The Spartans won six consecutive points to set up set-point, the Illini didn’t go down easily. The two teams battled back and forth, and each had three set-points, until eventually Michelle Strizak slammed down point 32 and the Illini took the longest set they’ve played all season.

“Something we talked about before the match was not making the same mistake twice,” setter Jordyn Poulter said. “I think there was a lot of regret after the Wisconsin match about not executing when we were up, so I think the intention on every pass, on every detail, was there (tonight).”

After building a five-point lead in set three, they controlled the final set and won it 25-19 to sweep the Spartans.

“I think that (Michigan State) coming back in that second set and seeing what they can be when their on fire, that got our attention,” Hambly said. “So maybe that was kind of a blessing in disguise. (The players) did a really good job of just staying moment-to-moment and focusing on what was in front of them. I think that’s how we finished it they way we did. And that’s be a challenge when your up, and you feel comfortable.”

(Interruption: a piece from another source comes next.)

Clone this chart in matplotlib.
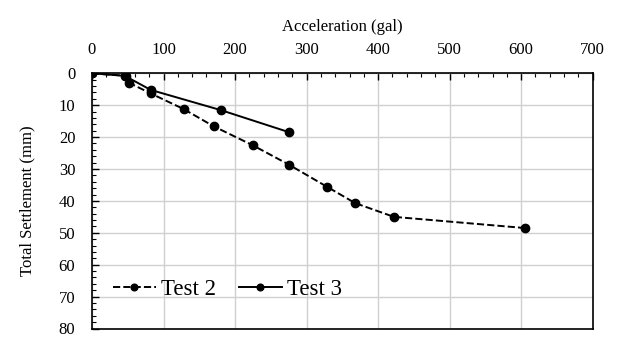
import matplotlib
matplotlib.use("Agg")
import matplotlib.pyplot as plt
from matplotlib.ticker import MultipleLocator

plt.rcParams['font.family'] = ['Liberation Serif', 'DejaVu Serif']

test2_acc = [0, 48, 52, 82, 128, 170, 225, 275, 328, 368, 422, 605]
test2_set = [0, 0.8, 3.0, 6.3, 11.2, 16.6, 22.6, 28.6, 35.5, 40.7, 45.0, 48.5]
test3_acc = [0, 46, 82, 181, 276]
test3_set = [0, 0.8, 5.2, 11.6, 18.5]

x_ticks = [0, 100, 200, 300, 400, 500, 600, 700]
y_ticks = [0, 10, 20, 30, 40, 50, 60, 70, 80]

fig = plt.figure(figsize=(6.22, 3.38), dpi=100)
ax = fig.add_axes([92/622, 1-328.5/338, (592.7-92)/622, (328.5-73.3)/338])

ax.plot(test2_acc, test2_set, color='black', linestyle='--', linewidth=1.4,
        marker='o', markersize=6, label='Test 2')
ax.plot(test3_acc, test3_set, color='black', linestyle='-', linewidth=1.4,
        marker='o', markersize=6, label='Test 3')

ax.set_xlim(0, 700)
ax.set_ylim(80, 0)
ax.set_xticks(x_ticks)
ax.set_yticks(y_ticks)
ax.xaxis.set_minor_locator(MultipleLocator(20))
ax.yaxis.set_minor_locator(MultipleLocator(2))
ax.xaxis.tick_top()
ax.xaxis.set_label_position('top')
ax.tick_params(axis='both', which='major', direction='in', length=5, width=1.0,
               labelsize=12, pad=12)
ax.tick_params(axis='x', which='major', pad=11)
ax.tick_params(axis='both', which='minor', direction='in', length=3, width=0.8)
ax.tick_params(axis='x', which='both', top=True, bottom=False)
ax.tick_params(axis='y', which='both', left=True, right=False)
ax.grid(True, which='major', color='#d0d0d0', linewidth=1.0)
ax.set_axisbelow(True)
for s in ax.spines.values():
    s.set_linewidth(1.2)

ax.set_xlabel('Acceleration (gal)', fontsize=12, labelpad=8)
ax.set_ylabel('Total Settlement (mm)', fontsize=12, labelpad=17)

ax.legend(loc='lower left', bbox_to_anchor=(0.0, 0.03), ncol=2, frameon=False,
          fontsize=16.5, handlelength=1.9, handletextpad=0.2, columnspacing=1.0,
          markerscale=0.8)

fig.savefig('out.png', dpi=100)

The serving was aggressive, and prevented the Spartans from running their offense they way that they wanted to.

“Our serving really messed up the patters of their middles,” Crittenden said. “It also really messed up their right side.”

The passing allowed Poulter to distribute the ball more effectively, and find open shots — five Illini took at least 15 swings and had at least 9 kills.

Hambly said that he impressed with the number of players who got swings.

“We haven’t had that kind of balance, ever, since I’ve been here,” Hambly said. “To have that kind of balance, it just spreads the defense out and makes it a lot more difficult to defend. That’s what we’re striving for. We don’t want to rely on one person to get all of the kills.”